ELV has long pondered how and why Las Vegas gets used by businesses as a cheap, money-making whore. Whether you’re a homegrown car salesman (hello Fletcher Jones Jr.!) or an out of state carpetbagger, Vegas’ visibility is too lucrative to resist, and it’s all too easy to pay us a little attention, and toss some filthy lucre on the pillow, before getting what you want and heading back to your sailboat or skyscraper in a different city. It bears mentioning at this point that Bon Appétit doesn’t pay a dime for its involvement with Vegas Uncork’d…and we’re sure Rapaport and his troops eat for free when they’re out here.

Maybe when you’re not invested in something, and only look at it in terms of what it can do for you, free of charge, you really don’t appreciate it.


8 thoughts on “Bon Appetit’s Restaurant Issue Ignores Las Vegas

  1. I am disgusted by Las Vegas’ omission. I shutter to think what Bon Appetit will do with next year’s Vegas Uncork’d. I hope you are correct with the rumors you are hearing about next year’s Vegas Uncork’d schedule. I miss Mr. O’Keefe, and I wish he could become involved with October’s Food and Wine All-Star Weekend. I bet under his guidance or consultancy, that event could be a more diverse and a more enjoyable culinary event.

  2. ELV you are not alone my friend. Yes, it’s very clear that Bon Appetit omitted any mention of Las Vegas in the Restaurant Issue. There I was, on the daily commute, thumbing through page after page of Bon Appetit, telling myself that soon I would land on a story about the unique stable of restaurants at The Cosmopolitan. No. Nada. Nuttin. Am I bothered by it? Terribly so.

    Now while I like a roast chicken as much as the next hungry man, (albeit a chicken that is marinated and cooked sous vide before roasting), really Bon Appetit?
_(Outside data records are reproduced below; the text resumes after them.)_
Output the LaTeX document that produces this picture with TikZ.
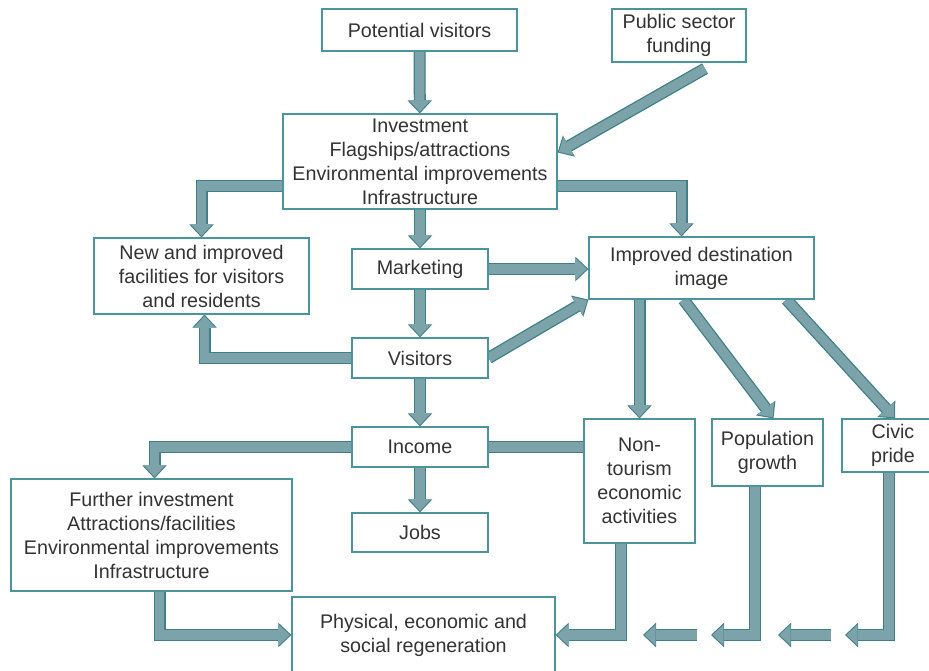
\documentclass[tikz,border=0pt]{standalone}
\usepackage{fontspec}
\setmainfont{Liberation Sans}
\usetikzlibrary{arrows.meta,calc,backgrounds}
\definecolor{boxline}{HTML}{4A949C}
\definecolor{arrowfill}{HTML}{7CA3A9}
\definecolor{arrowedge}{HTML}{3F7F87}
\definecolor{textgray}{HTML}{333333}
\tikzset{
    flow/.style={draw=arrowfill, line width=9.4pt,
        -{Triangle[width=21pt,length=11.2pt,line width=0pt]}, shorten >=1.5pt,
        preaction={draw=arrowedge, line width=12pt,
            -{Triangle[width=24.5pt,length=13pt,line width=0pt]}, shorten >=0pt}},
    band/.style={draw=arrowfill, line width=9.4pt,
        preaction={draw=arrowedge, line width=12pt}}
}

\begin{document}
\begin{tikzpicture}[
  x=1pt, y=-1pt,
  stage/.style={draw=boxline, line width=1.2pt, fill=white, text=textgray,
    align=center, inner sep=0pt, font=\fontsize{19.7}{24}\selectfont}
]
\useasboundingbox (0,0) rectangle (929,671);

% Nodes
\node[stage, minimum width=195pt, minimum height=42pt] (pot) at (419.5,30) {Potential visitors};
\node[stage, minimum width=134pt, minimum height=53pt] (pub) at (679,35.5) {Public sector\\funding};
\node[stage, minimum width=274pt, minimum height=95pt] (inv) at (420,161.5)
  {Investment\\Flagships/attractions\\Environmental improvements\\Infrastructure};
\node[stage, minimum width=215pt, minimum height=76pt] (new) at (201.5,276)
  {New and improved\\facilities for visitors\\and residents};
\node[stage, minimum width=136pt, minimum height=40pt] (mkt) at (420,269) {Marketing};
\node[stage, minimum width=225pt, minimum height=62pt] (dest) at (701.5,268)
  {Improved destination\\image};
\node[stage, minimum width=136pt, minimum height=40pt] (vis) at (420,358) {Visitors};
\node[stage, minimum width=136pt, minimum height=40pt] (inc) at (420,447) {Income};
\node[stage, minimum width=136pt, minimum height=39pt] (jobs) at (420,532.5) {Jobs};
\node[stage, minimum width=111pt, minimum height=124pt] (non) at (639.5,481)
  {Non-\\tourism\\economic\\activities};
\node[stage, minimum width=111pt, minimum height=67pt] (pop) at (767.5,452.5)
  {Population\\growth};
\node[stage, minimum width=102pt, minimum height=53pt] (civ) at (893,445.5) {Civic\\pride};
\node[stage, minimum width=281pt, minimum height=112pt] (fur) at (151.5,535)
  {Further investment\\Attractions/facilities\\Environmental improvements\\Infrastructure};
\node[stage, minimum width=263pt, minimum height=76pt] (phys) at (423.5,635)
  {Physical, economic and\\social regeneration};

% Free ends of the short arrows along the bottom
\coordinate (popend) at (711,635);
\coordinate (civend) at (845,635);
\coordinate (gapa) at (697,635);
\coordinate (gapb) at (643,635);
\coordinate (gapc) at (831,635);
\coordinate (gapd) at (778,635);

% Paths
\begin{scope}[on background layer]
\fill[white] (0,0) rectangle (929,671);
\draw[flow] (pot) -- (inv);
\draw[flow] ($(pub.south)+(26,6)$) -- ($(inv.east)+(0,-9)$);
\draw[flow] ($(inv.east)+(0,24.5)$) -| ($(dest.north)+(-20,0)$);
\draw[flow] ($(inv.west)+(0,24.5)$) -| (new.north);
\draw[flow] (inv) -- (mkt);
\draw[flow] (mkt) -- (vis);
\draw[flow] (mkt.east) -- (dest.west |- mkt.east);
\draw[flow] (vis.east) -- (dest.south west);
\draw[flow] (vis.west) -| ($(new.south)+(3,0)$);
\draw[flow] (vis) -- (inc);
\draw[flow] (inc) -- (jobs);
\draw[flow] (inc.west) -| ($(fur.north)+(3,0)$);
\draw[band] (inc.east) -- (non.west |- inc.east);
\draw[flow] (non.north |- dest.south) -- (non.north);
\draw[flow] ($(dest.south)+(-18,0)$) -- ($(pop.north)+(6,0)$);
\draw[flow] ($(dest.south)+(85,0)$) -- ($(civ.north)+(2,0)$);
\draw[flow] ($(fur.south)+(8,0)$) |- (phys.west);
\draw[flow] ($(non.south)+(-18.5,0)$) |- (phys.east);
\draw[flow] ($(pop.south)+(-12.5,0)$) |- (popend);
\draw[flow] ($(civ.south)+(-4,0)$) |- (civend);
\draw[flow] (gapa) -- (gapb);
\draw[flow] (gapc) -- (gapd);
\end{scope}

\end{tikzpicture}
\end{document}
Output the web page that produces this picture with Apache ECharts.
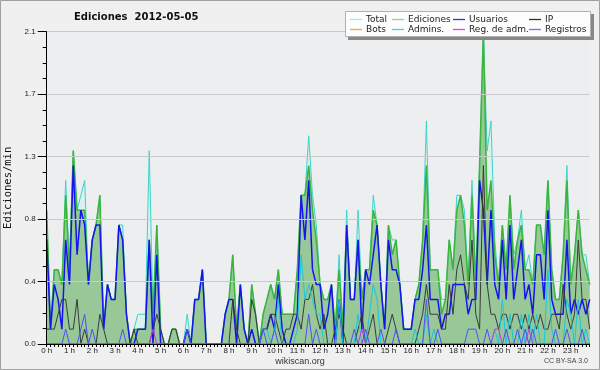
<!DOCTYPE html>
<html><head><meta charset="utf-8">
<script src="https://cdn.jsdelivr.net/npm/echarts@6/dist/echarts.min.js"></script>
<style>html,body{margin:0;padding:0;background:#f0f0f0}#c{width:600px;height:370px}</style>
</head><body><div id="c"></div>
<script>
const hourLabels = ['0 h','1 h','2 h','3 h','4 h','5 h','6 h','7 h','8 h','9 h','10 h','11 h','12 h','13 h','14 h','15 h','16 h','17 h','18 h','19 h','20 h','21 h','22 h','23 h'];
const minuteSteps = ['00','10','20','30','40','50'];
const yTicks = [0, 0.42, 0.84, 1.26, 1.68, 2.1];

const total = [
.9,.1,.5,.5,.4,1.1,.5,1.3,.9,1.0,
1.1,.4,.7,.8,1.0,.1,.4,.3,.3,.8,
.8,.2,0,.1,.2,.2,.2,1.3,.2,.8,
.1,0,0,.1,.1,0,0,.2,0,.3,
.3,.5,0,0,0,0,0,.2,.3,.6,
.1,.4,.1,0,.4,.2,0,.2,.3,.4,
.3,.5,.2,.2,.2,.2,.5,1.0,1.0,1.4,
1.0,.8,.4,.3,.3,.4,.1,.6,.1,.9,
.3,.3,.9,.3,.5,.5,1.0,.8,.4,.1,
.8,.7,.7,.4,.1,.1,.1,.3,.4,.7,
1.5,.5,.5,.5,.3,.3,.7,.5,1.0,1.0,
.9,.4,1.1,.4,1.2,2.1,1.3,1.5,.7,.4,
.8,.5,1.0,.6,.7,.9,.5,.6,.4,.8,
.8,.6,1.1,.5,.3,.3,.6,1.2,.4,.6,
.9,.6,.6,.4];
const ediciones = [
.9,.1,.5,.5,.4,1.0,.5,1.3,.9,.9,
.9,.4,.7,.8,1.0,.1,.4,.3,.3,.8,
.7,.2,0,.1,.1,.1,.1,.7,.2,.8,
.1,0,0,.1,.1,0,0,.1,0,.3,
.3,.5,0,0,0,0,0,.2,.3,.6,
.1,.4,.1,0,.4,.2,0,.2,.3,.4,
.3,.5,.2,.2,.2,.2,.5,1.0,1.0,1.2,
.9,.7,.4,.3,.3,.4,.1,.5,.1,.8,
.3,.3,.7,.3,.5,.5,.9,.8,.4,.1,
.8,.6,.7,.4,.1,.1,.1,.3,.4,.7,
1.2,.5,.5,.5,.2,.3,.7,.5,.9,1.0,
.8,.4,1.0,.4,1.2,2.1,.9,1.1,.6,.4,
.8,.5,1.0,.5,.7,.8,.5,.5,.4,.8,
.8,.6,1.1,.5,.3,.3,.6,1.1,.4,.6,
.9,.6,.5,.4];
const usuarios = [
.7,.1,.4,.3,.1,.7,.4,1.2,.6,.9,
.8,.4,.7,.8,.8,.1,.4,.3,.3,.8,
.7,.2,0,0,.1,.1,.1,.7,0,.6,
0,0,0,0,0,0,0,.1,0,.3,
.3,.5,0,0,0,0,0,.2,.3,.3,
0,.4,.1,0,.1,0,0,.1,.1,.2,
.1,.4,.1,0,0,.1,.2,1.0,.7,1.1,
.5,.4,.4,.1,.2,.4,0,.3,0,.8,
.3,.3,.7,.1,.5,.4,.6,.8,.4,.1,
.7,.5,.5,.4,.1,.1,.1,.3,.3,.5,
.8,.3,.3,.3,.1,.2,.2,.4,.4,.4,
.4,.2,.3,.3,1.1,.9,.4,.9,.4,.3,
.7,.3,.8,.3,.5,.7,.3,.4,.2,.6,
.6,.3,.9,.3,.2,.2,.2,.7,.2,.3,
.2,.3,.2,.3];
const ip = [
.1,.1,.1,.2,.3,.3,.1,.1,.3,0,
.1,0,0,0,.2,.1,0,0,0,0,
0,0,0,.1,0,0,0,0,.1,.2,
.1,0,0,.1,.1,0,0,0,0,0,
0,0,0,0,0,0,0,0,0,.3,
.1,0,0,0,.3,.2,0,.1,.1,.2,
.2,.1,0,.1,.1,.2,.2,.1,.3,.3,
.4,.2,.1,.2,0,0,.1,.2,.1,0,
0,0,.1,.2,0,.1,.2,0,0,0,
.1,.2,.1,0,0,0,0,0,.1,.2,
.4,.2,.2,.2,.1,.1,.4,.2,.5,.6,
.4,.3,.7,.2,.1,1.2,.4,.2,.2,.1,
.2,.2,.1,.2,.2,.1,.2,.1,.2,.1,
.2,.1,.1,.2,.2,.1,.4,.2,.1,.2,
.7,.3,.3,.1];
const bots = [
0,0,0,0,0,0,0,0,0,0, 0,0,0,0,0,0,0,0,0,0, 0,0,0,0,0,0,0,0,0,0, 0,0,0,0,0,0,0,0,0,0,
0,0,0,0,0,0,0,0,0,0, 0,0,0,0,0,0,0,0,0,0, 0,0,0,0,0,0,0,0,0,0, 0,0,0,0,0,0,0,0,0,0,
0,0,0,0,0,0,0,0,0,0, 0,0,0,0,0,0,0,0,0,0, 0,0,0,0,0,0,0,0,0,0, 0,0,0,0,0,0,0,0,0,0,
0,0,0,0,0,0,0,0,0,0, 0,0,0,0,0,0,0,0,0,0, 0,0,0,0];
const admins = [
0,0,0,0,0,0,0,0,0,0, 0,0,0,0,0,0,0,0,0,0, 0,0,0,0,0,0,0,0,0,0, 0,0,0,0,0,0,0,0,0,0,
0,0,0,0,0,0,0,0,0,0,
0,0,0,0,0,0,0,.1,.1,0,
.1,.3,0,0,0,0,.1,.6,.3,.4,
.3,.2,.2,0,0,0,0,.3,0,0,
0,0,.2,0,0,.2,.4,.3,0,0,
0,0,0,0,0,0,0,.1,0,0,
.2,0,.1,0,0,0,0,0,0,0,
0,0,0,0,0,0,0,0,.1,0,
.3,0,.2,0,0,.2,0,.2,0,.2,
0,0,.5,.1,0,0,0,.3,.2,0,
.3,0,.1,0];
const regAdm = [
0,0,0,0,0,0,0,0,0,0, 0,0,0,0,0,0,0,0,0,0, 0,0,0,0,0,0,0,0,.1,0, 0,0,0,0,0,0,0,0,0,0,
0,0,0,0,0,0,0,0,0,0, 0,0,0,0,0,0,0,0,0,0, 0,0,0,0,0,0,0,0,0,0, 0,0,0,0,0,0,0,0,0,0,
0,0,0,.1,0,0,0,0,0,0, 0,0,0,0,0,0,0,0,0,0, 0,0,0,0,0,0,0,0,0,0, 0,0,0,0,0,0,0,0,.1,.1,
0,0,0,0,0,0,0,.1,0,0, 0,0,0,0,0,0,0,0,0,0, 0,0,0,0];
const registros = [
0,0,0,0,0,.1,0,0,0,.1,
.2,0,.1,0,0,0,0,0,0,0,
.1,0,0,0,0,0,0,0,0,0,
0,0,0,0,0,0,0,.1,0,0,
0,0,0,0,0,0,0,0,0,0,
0,0,0,0,0,0,0,.1,0,0,
.1,0,0,0,0,0,0,0,0,.2,
0,.1,0,0,0,0,0,0,0,0,
0,.1,0,0,.1,0,0,0,.1,0,
0,0,.1,0,0,0,0,0,0,0,
.3,0,0,.1,0,0,0,0,0,0,
0,.1,.1,.1,0,0,.1,0,0,0,
0,.1,0,0,.1,0,.1,0,.1,0,
0,0,0,0,.1,0,0,.1,0,0,
0,.1,0,0];

const times = [];
hourLabels.forEach((h, hi) => minuteSteps.forEach(m => times.push(hi + ':' + m)));

const chart = echarts.init(document.getElementById('c'), null, {renderer: 'canvas'});
const FONT = 'DejaVu Sans';
const SMALL = 'Liberation Sans';

const legendItems = [
  {name: 'Total', color: '#a6e8e6', left: 350, top: 15},
  {name: 'Ediciones', color: '#8ad88a', left: 392, top: 15},
  {name: 'Usuarios', color: '#3434e6', left: 453, top: 15},
  {name: 'IP', color: '#333333', left: 529, top: 15},
  {name: 'Bots', color: '#f8a238', left: 350, top: 25},
  {name: 'Admins.', color: '#3ed6e6', left: 392, top: 25},
  {name: 'Reg. de adm.', color: '#e040ee', left: 453, top: 25},
  {name: 'Registros', color: '#7272f6', left: 529, top: 25}
];

function lineSeries(name, data, color, width, z, area) {
  const s = {
    name: name, type: 'line', data: data, symbol: 'none', z: z,
    lineStyle: {color: color, width: width}, itemStyle: {color: color},
    emphasis: {disabled: true}
  };
  if (area) s.areaStyle = {color: area, opacity: 1};
  return s;
}

chart.setOption({
  animation: false,
  backgroundColor: '#f0f0f0',
  title: {
    text: 'Ediciones  2012-05-05', left: 74, top: 12, padding: 0,
    textStyle: {fontFamily: FONT, fontSize: 10, fontWeight: 'bold', color: '#111'}
  },
  legend: legendItems.map(it => ({
    data: [{name: it.name, itemStyle: {color: it.color}}],
    left: it.left, top: it.top, padding: 0, itemGap: 0,
    icon: 'rect', itemWidth: 12, itemHeight: 1.3, z: 6,
    selectedMode: false,
    textStyle: {fontFamily: FONT, fontSize: 9, color: '#222', padding: [0, 0, 0, -1]}
  })),
  grid: {left: 46.7, right: 10.3, top: 31.7, bottom: 26, show: true, outerBoundsMode: 'none',
         containLabel: false, backgroundColor: '#eceef0', borderWidth: 0},
  xAxis: {
    type: 'category', data: times, boundaryGap: false, z: 4,
    axisLine: {lineStyle: {color: '#000', width: 1}},
    axisTick: {interval: 0, length: 3, lineStyle: {color: '#000'}},
    axisLabel: {interval: 5, margin: 3, fontFamily: SMALL, fontSize: 8, color: '#222',
      formatter: (v, i) => hourLabels[Math.floor(i / 6)]},
    splitLine: {show: false}
  },
  yAxis: {
    type: 'value', min: yTicks[0], max: yTicks[yTicks.length - 1], interval: yTicks[1], z: 4,
    name: 'Ediciones/min', nameLocation: 'middle', nameGap: 29, nameRotate: 90,
    nameTextStyle: {fontFamily: 'DejaVu Sans Mono', fontSize: 10.5, color: '#111'},
    axisLine: {show: true, lineStyle: {color: '#000'}},
    axisTick: {show: true, length: 9, lineStyle: {color: '#000'}},
    minorTick: {show: true, splitNumber: 4, length: 4, lineStyle: {color: '#000'}},
    axisLabel: {margin: 11, fontFamily: SMALL, fontSize: 8, color: '#222',
      formatter: v => v.toFixed(1)},
    splitLine: {show: true, lineStyle: {color: '#c9c9c9', width: 1}}
  },
  series: [
    lineSeries('Total', total, '#3cd4c8', 1, 2, '#ddf0ee'),
    lineSeries('Ediciones', ediciones, '#3cb43c', 1.5, 2, '#98c898'),
    lineSeries('Usuarios', usuarios, '#1414ee', 1.5, 3),
    lineSeries('IP', ip, '#3a3a3a', 1, 3),
    lineSeries('Bots', bots, '#f8a238', 1, 1),
    lineSeries('Admins.', admins, '#18c8dc', 1, 3),
    lineSeries('Reg. de adm.', regAdm, '#d030e0', 1, 3),
    lineSeries('Registros', registros, '#5050f8', 1, 3)
  ],
  graphic: [
    {type: 'rect', z: 5, silent: true, shape: {x: 348, y: 14, width: 246, height: 26}, style: {fill: '#888888'}},
    {type: 'rect', z: 5, silent: true, shape: {x: 345.5, y: 11.5, width: 245, height: 25}, style: {fill: '#fdfdfd', stroke: '#b0b0b0', lineWidth: 1}},
    {type: 'text', z: 5, silent: true, style: {text: 'wikiscan.org', x: 300, y: 362, align: 'center', verticalAlign: 'middle', font: '9px "Liberation Sans"', fill: '#333'}},
    {type: 'text', z: 5, silent: true, style: {text: 'CC BY-SA 3.0', x: 588, y: 361, align: 'right', verticalAlign: 'middle', font: '7px "Liberation Sans"', fill: '#444'}},
    {type: 'rect', z: 10, silent: true, shape: {x: 0.5, y: 0.5, width: 599, height: 369}, style: {fill: 'none', stroke: '#a0a0a0', lineWidth: 1}}
  ]
});
</script></body></html>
Another “local, seasonal, organic,” plate of chicken with vegetables wins the best restaurant dish of the year? What about the experience at e’ by Jose Andres or paella cooked over an open fire at Jaleo? Really Bon Appetit? Did you miss out on that when you were in Las Vegas in May at Uncork’d? It wasn’t worthy?

    Every Writer, Editor and the Editor-in-Chief at Bon Appetit should be required to buy and read a copy of the September issue of Wine Spectator for an informed view and learn how great French Chefs and Las Vegas have shaped our tastes for dining in America.

    Mr. Rapaport made it clear to the public and the food press that his vision for Bon Appetit would focus on the food. One has to wonder after reading his first “Restaurant Issue” if the spoken word at the time was merely pandering or will pan out by the end of Rapaport’s tenure at Bon Appetit. Whenever that may be.

  3. Thanks for the update. Goodbye BA; we won’t miss you and your ignorance of what the population appreciates.

  4. Rob O’Keefe is a smart guy. From conversations with him three years ago it was clear he had ‘the’ vision for Vegas Uncorked from his perch at R&R. Our local and fly-in “celeb” chefs work insanely crazy hours to meet the commitments of promoting each event. It wouldn’t bust anyone’s editorial firewall to recognize what’s happened here to create a cohesive foodie event that’s on a scale much more personal than Miami with a lot of cross-resort collaboration. Very disappointing that BA doesn’t appreciate what a gem it has . . . had?

  5. LV is full of good restaurants with very high prices…as opposed to places like NY or Chicago with very good restaurants with very high prices.

  6. Even Zagat has ignored Las Vegas culinary scene entirely, i’m not sure if this is good or bad. The problem is that good celebrity chefs make it as a franchise as opposed to hands on, in their Own and One restaurant. Also i feel few of the chefs are overated by local media and they have lost the art, the dedication and creative side like a good movies directors. Coppola or Scorsese can’t franchise their talent and maintain the quality-the good chefs shouldn’t either.

  7. A case could be made that BA got it wrong in overlooking Vegas in their Restaurant Issue, but expecting positive mentions based on promotional efforts is like expecting good reviews based on ad buys. Now, if there is evidence (as opposed to gossip) that Vegas was excluded due to a lack of support for the editorial staff in a future Uncorked, that would be just as unseemly.

    I’m sure that Vegas benefits from Uncorked coverage in BA, so the claim that Vegas gets exploited and tossed aside seems a bit dramatic, as well.